Squinty and narrowed eyes widened as passionate anger receded. Tides of emotion now pooled in the corners. Sorrow-burdened shoulders drooped. Her mouth turned down and her eyes went distant. Molten anguish disguised as hot tears slashed my chest, flaying flesh deeper than bear claws might have scratched. It was fair to say that I did not think much of myself at that moment.

“Must you always take aim for the unbearable? Have you no mercy left at all?” she accused and collapsed to my chest, a wreck.

I wrapped my arms around her and cradled her close. Rather than pull away, she burrowed her face into my neck and shoulder, which muffled her sobs as she accepted solace from the person who had roused her pain. We both knew that she grieved for the person she no longer was and never would be again. We shared that sorrow. She hugged me fiercely, professing how close we had grown, increasing my desire to retreat. With surgical precision, my question had cut to the quick. We had forever been blunt. Never a soft word to infect an open wound. We forwent refinement and aimed for the heart, daring the other to go one step beyond reasonable. It’s how we existed with our untold secrets buried just below the surface. We did not fool the other even for a moment, but we pretended that we did.
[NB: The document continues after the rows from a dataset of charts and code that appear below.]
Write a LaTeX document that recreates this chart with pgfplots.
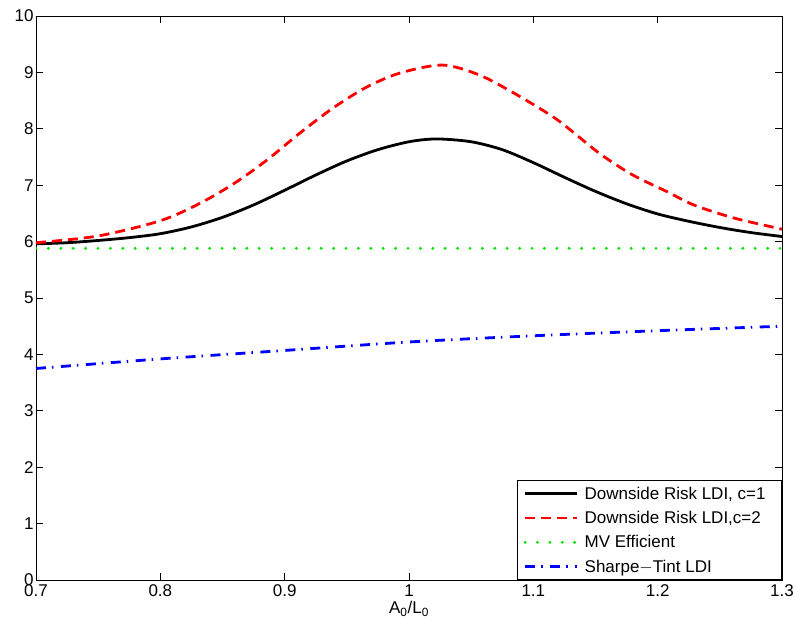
\documentclass[border=0pt]{standalone}
\usepackage{fontspec}
\setmainfont{Liberation Sans}
\usepackage{pgfplots}
\pgfplotsset{compat=1.18}
\begin{document}
\begin{tikzpicture}[x=1pt,y=1pt]
\useasboundingbox (-36,-48) rectangle (759,580);
\begin{axis}[
  at={(0,0)}, anchor=south west,
  width=746pt, height=564pt, scale only axis,
  xmin=0.7, xmax=1.3, ymin=0, ymax=10,
  xtick={0.7,0.8,...,1.3}, ytick={0,1,...,10},
  xticklabels={0.7,0.8,0.9,1,1.1,1.2,1.3},
  tick align=inside, major tick length=7pt,
  tick style={black, line width=0.6pt},
  axis line style={line width=0.8pt},
  ticklabel style={font=\fontsize{17}{19}\selectfont},
  yticklabel style={xshift=1pt},
  xticklabel style={yshift=-1pt},
  /pgf/number format/assume math mode=true,
  xlabel={A\textsubscript{0}/L\textsubscript{0}},
  xlabel style={font=\fontsize{17}{19}\selectfont, yshift=2pt},
  legend style={at={(1,0)}, anchor=south east, draw=black, line width=0.8pt,
    font=\fontsize{17}{19}\selectfont, cells={anchor=west},
    row sep=6.5pt, column sep=4pt, inner xsep=6pt, inner ysep=4pt},
  legend image code/.code={\draw[#1] (0pt,0pt) -- (52pt,0pt);},
  clip=true,
]
\addplot[black, line width=2.8pt, smooth] coordinates {
(0.70,5.96) (0.725,5.98) (0.75,6.02) (0.775,6.07) (0.80,6.14) (0.825,6.26)
(0.85,6.43) (0.875,6.65) (0.90,6.91) (0.925,7.18) (0.95,7.43) (0.975,7.63)
(1.00,7.77) (1.022,7.82) (1.05,7.77) (1.075,7.63) (1.10,7.40) (1.125,7.14)
(1.15,6.89) (1.175,6.67) (1.20,6.49) (1.225,6.36) (1.25,6.25) (1.275,6.16) (1.30,6.09)};
\addlegendentry{Downside Risk LDI, c=1\rule{8pt}{0pt}}
\addplot[red, line width=2.8pt, dash pattern=on 10pt off 6pt, smooth] coordinates {
(0.70,5.98) (0.75,6.10) (0.80,6.37) (0.832,6.68) (0.86,7.04) (0.886,7.45)
(0.912,7.92) (0.939,8.37) (0.966,8.74) (0.993,8.99) (1.027,9.13) (1.057,8.95)
(1.087,8.60) (1.116,8.21) (1.132,7.94) (1.154,7.55) (1.18,7.18) (1.208,6.88)
(1.229,6.65) (1.261,6.42) (1.30,6.22)};
\addlegendentry{Downside Risk LDI,c=2}
\addplot[green!90!black, line width=3.2pt, line cap=round, dash pattern=on 0pt off 12.4pt] coordinates {
(0.70,5.88) (1.30,5.88)};
\addlegendentry{MV Efficient}
\addplot[blue, line width=2.8pt, dash pattern=on 10pt off 6pt on 1.5pt off 7.5pt, smooth] coordinates {
(0.70,3.75) (0.80,3.92) (0.90,4.07) (1.00,4.22) (1.10,4.33) (1.20,4.42) (1.30,4.50)};
\addlegendentry{Sharpe$-$Tint LDI}
\end{axis}
\end{tikzpicture}
\end{document}
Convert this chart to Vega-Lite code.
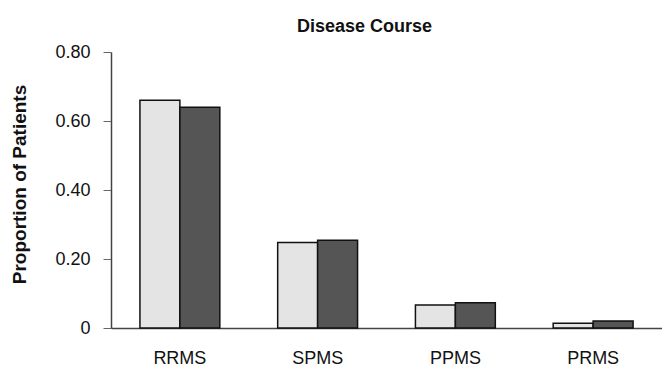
{
  "$schema": "https://vega.github.io/schema/vega-lite/v6.json",
  "width": 551,
  "height": 276,
  "autosize": "none",
  "padding": {"left": 111, "top": 52, "right": 0, "bottom": 43},
  "background": "white",
  "title": {"text": "Disease Course", "font": "Liberation Sans", "fontSize": 18, "fontWeight": "bold", "color": "#111", "anchor": "middle", "dx": -22, "offset": 7},
  "config": {"view": {"stroke": null}, "axis": {"grid": false, "labelFont": "Liberation Sans", "titleFont": "Liberation Sans"}},
  "data": {"values": [
    {"course": "RRMS", "group": "Group 1", "proportion": 0.66},
    {"course": "RRMS", "group": "Group 2", "proportion": 0.64},
    {"course": "SPMS", "group": "Group 1", "proportion": 0.248},
    {"course": "SPMS", "group": "Group 2", "proportion": 0.254},
    {"course": "PPMS", "group": "Group 1", "proportion": 0.067},
    {"course": "PPMS", "group": "Group 2", "proportion": 0.073},
    {"course": "PRMS", "group": "Group 1", "proportion": 0.014},
    {"course": "PRMS", "group": "Group 2", "proportion": 0.02}
  ]},
  "mark": {"type": "bar", "stroke": "#111", "strokeWidth": 1.5},
  "encoding": {
    "x": {"field": "course", "type": "nominal", "sort": ["RRMS", "SPMS", "PPMS", "PRMS"],
      "scale": {"paddingInner": 0.42, "paddingOuter": 0.21},
      "axis": {"title": null, "labelAngle": 0, "labelFontSize": 18, "labelColor": "#111", "labelPadding": 21, "ticks": false, "domainColor": "#444", "domainWidth": 1.5}},
    "xOffset": {"field": "group", "type": "nominal", "scale": {"paddingInner": 0, "paddingOuter": 0}},
    "y": {"field": "proportion", "type": "quantitative",
      "scale": {"domain": [0, 0.8]},
      "axis": {"title": "Proportion of Patients", "titleFontSize": 19, "titleFontWeight": "bold", "titleColor": "#111", "titleX": -82, "titleY": 132, "values": [0, 0.2, 0.4, 0.6, 0.8],
        "labelExpr": "datum.value == 0 ? '0' : format(datum.value, '.2f')", "labelFontSize": 18, "labelColor": "#111", "labelPadding": 13, "tickSize": 8, "tickColor": "#666", "domainColor": "#444", "domainWidth": 1.5}},
    "color": {"field": "group", "type": "nominal", "scale": {"range": ["#e4e4e4", "#555555"]}, "legend": null}
  }
}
Blunt honesty hurt. It exposed our inner selves like a nerve. It bound us. It was our foundation and our refuge from a politically correct society that rarely said what it meant and seldom meant what it said. I had once isolated myself to avoid these baffling intricacies. Now, here I was, hip-deep with a rape victim: my boss’s daughter. Canadian geese migrating north to winter owned more common sense than I did. In spite of our friendship, or because of it, I craved solitude nearly as much as I desired Odera. Odera stayed within our embrace, seeming to understand our impasse. I was glad that one of us understood something.

“You’re a dumbass,” she told me after using my T-shirt to blow her nose and daub her eyes. “It doesn’t matter that you were right; that only made it worse.”

“I know and, I know.”

As if Odera felt my conflict, she hugged me tighter. I wanted to assure her that everything would be okay, but the words had no voice. Life had taught each of us that whatever does not kill you does not always make you stronger. Sometimes it inflicts great emotional damage that haunts sleep and seeps into daylight. And then I remembered that I was a reflection of those around me, just as they were a reflection of me, which meant that I was just as broken and damaged as the next person. Ignorance is not bliss. Innocence is bliss; ignorance is curable.